In this question, we have to find the **mass** of the **fuel** with which the airplane took off from the runway while the **amount of fuel** in **liters **and the **density** are known. The basic concept behind this question is the knowledge of **density** and** mass**. We should know the difference between these two **physical quantities, **the formula for calculating **mass **and** density,** and the relationship between them as well.

In physics, **density** is represented as **mass per unit volume**. **Density** is represented by the symbol $\rho $, whereas in **mathematics** we can write it as **mass** being **divided** by the **volume**.

\[ Density = \dfrac{Mass}{Volume} \]

Which can also be written as:

\[ \displaystyle \rho = \dfrac{m}{V} \]

Here in this formula, we have:

$m\ =\ Mass \space of \space the \space object $

$V\ =\ Volume \space of \space the \space object $

$\rho\ =\ Density$

The **unit of density** will be the **unit of mass** **over the unit of volume,** which is defined as** grams per centimeters cube** $\dfrac {g}{cm^3 }$ or** kilograms per liter** $\dfrac {Kg}{L }$

In physics, the term **mass** implies how much **matter** is enclosed within an object.

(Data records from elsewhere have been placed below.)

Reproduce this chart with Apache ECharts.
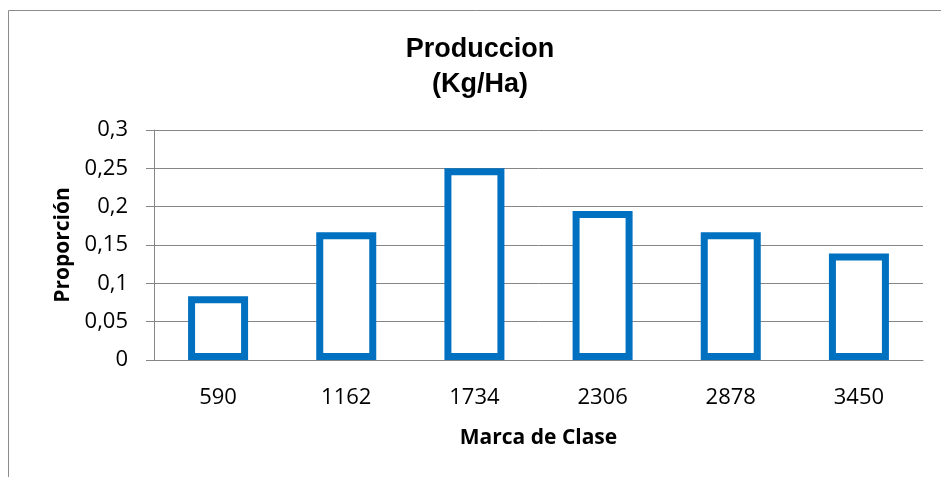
<!DOCTYPE html>
<html>
<head>
<meta charset="utf-8">
<script src="https://cdn.jsdelivr.net/npm/echarts@6/dist/echarts.min.js"></script>
<style>
html, body { margin: 0; padding: 0; background: #fff; }
#main { width: 941px; height: 477px; }
</style>
</head>
<body>
<div id="main"></div>
<script>
var categories = ['590', '1162', '1734', '2306', '2878', '3450'];
var proporcion = [0.0833, 0.1667, 0.25, 0.1944, 0.1667, 0.1389];
var yTicks = { min: 0, max: 0.3, interval: 0.05 };

var myChart = echarts.init(document.getElementById('main'));

var option = {
    backgroundColor: '#ffffff',
    animation: false,
    title: {
        text: 'Produccion\n(Kg/Ha)',
        left: 475,
        top: 27,
        textAlign: 'center',
        textStyle: {
            fontFamily: 'Liberation Sans',
            fontWeight: 'bold',
            fontSize: 27,
            lineHeight: 35,
            color: '#000'
        }
    },
    graphic: [{
        type: 'rect',
        shape: { x: 8.5, y: 10.5, width: 940, height: 470 },
        style: { fill: 'none', stroke: '#8c8c8c', lineWidth: 1 },
        silent: true
    }],
    grid: { left: 154, right: 18, top: 130, bottom: 117 },
    xAxis: {
        type: 'category',
        data: categories,
        name: 'Marca de Clase',
        nameLocation: 'middle',
        nameGap: 68,
        nameTextStyle: { fontFamily: 'Open Sans', fontWeight: 'bold', fontSize: 21, color: '#000' },
        axisLine: { lineStyle: { color: '#868686' } },
        axisTick: { show: false },
        axisLabel: { fontFamily: 'Open Sans', fontSize: 22, color: '#000', margin: 27 }
    },
    yAxis: {
        type: 'value',
        min: yTicks.min,
        max: yTicks.max,
        interval: yTicks.interval,
        name: 'Proporción',
        nameLocation: 'middle',
        nameGap: 80,
        nameRotate: 90,
        nameTextStyle: { fontFamily: 'Open Sans', fontWeight: 'bold', fontSize: 21, color: '#000' },
        axisLine: { show: true, lineStyle: { color: '#868686' } },
        axisTick: { show: true, length: 8, lineStyle: { color: '#868686' } },
        splitLine: { lineStyle: { color: '#868686' } },
        axisLabel: {
            fontFamily: 'Open Sans',
            fontSize: 22,
            color: '#000',
            margin: 26,
            formatter: function (v) { return String(+v.toFixed(2)).replace('.', ','); }
        }
    },
    series: [{
        type: 'bar',
        data: proporcion,
        barWidth: 60,
        itemStyle: {
            color: '#ffffff',
            borderColor: '#0070C0',
            borderWidth: 7
        }
    }]
};
myChart.setOption(option);
</script>
</body>
</html>
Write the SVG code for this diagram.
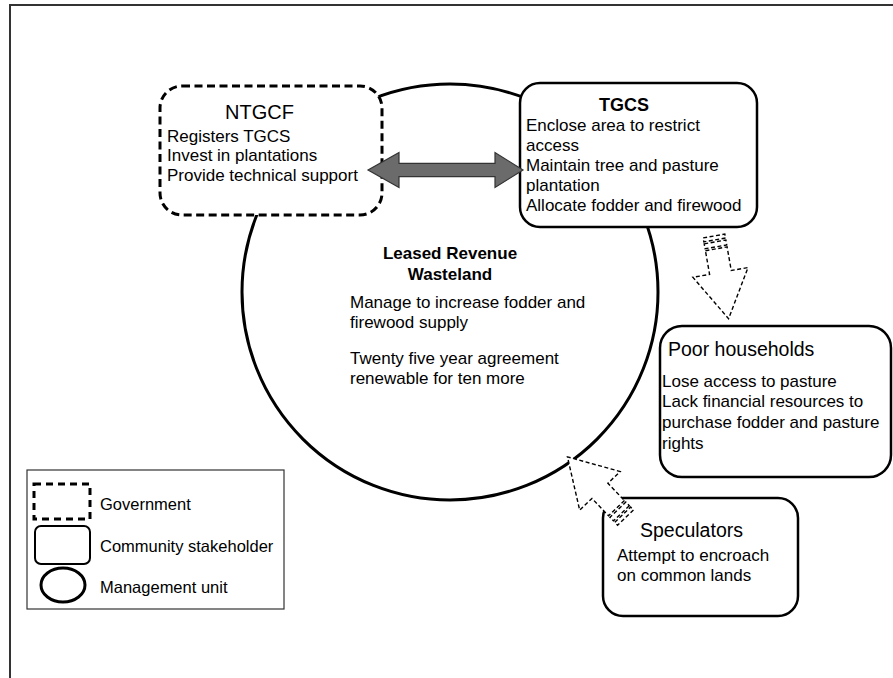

**Mass** determines how much **inertia** is within the object, whereas** density** determines the** degree of compactness** (how close the atoms are together within the substance).

\[ Mass = Density \space \times \space Volume \]

Which can also be written as:

\[ m = \rho \space \times \space V \]

Here in this formula, we have:

$m\ =\ Mass \space of \space the \space object $

$V\ =\ Volume \space of \space the \space object $

$\rho\ =\ Density$

The unit of mass is **kilograms** $Kg $ or ** grams** $g $

## Expert Answer

Given in the question statement:

$Volume\ =\ V =\ 254 L =254 \times 10^3 mL$

$Density = \rho = 0.821$ $\dfrac { g}{ mL }$

Now to calculate the** mass,** we will use the formula:

\[m = \rho \space \times \space V \]

Now putting values in the above equation, we get:

\[m = 0.821 \times \space 245 \times 10^3\]

\[m=201145\ g\]

## Numerical Results

A small airplane took off with the **mass of fuel** to be $m= 201145g$ when the volume of the fuel was $254 L$ and the **density of the fuel** was $0.821$ $\dfrac { g}{ mL }$.

\[m = 201145\ g \]

## Example

A small plane takes on the fuel of $245 L$. If the **mass** is $201145 g$, calculate the** density** of the **fuel** in **grams per milliliter** with which the airplane has taken off.

Given in the question statement:

$Volume\ =\ V =\ 254 L=254 \times 10^3 mL$

$mass =\ m = 201145 g$

Now to calculate the **density,** we will use the formula:

\[\displaystyle \rho = \dfrac{m}{V} \]

Now putting values in the above equation, we get:

\[\rho =\dfrac{201145}{ 245 \times 10^3}\]

\[ Density = \rho = 0.821 \dfrac { g}{ mL }\]

Thus, the required** density** is:

\[\rho = 0.821 \dfrac { g}{ mL }\]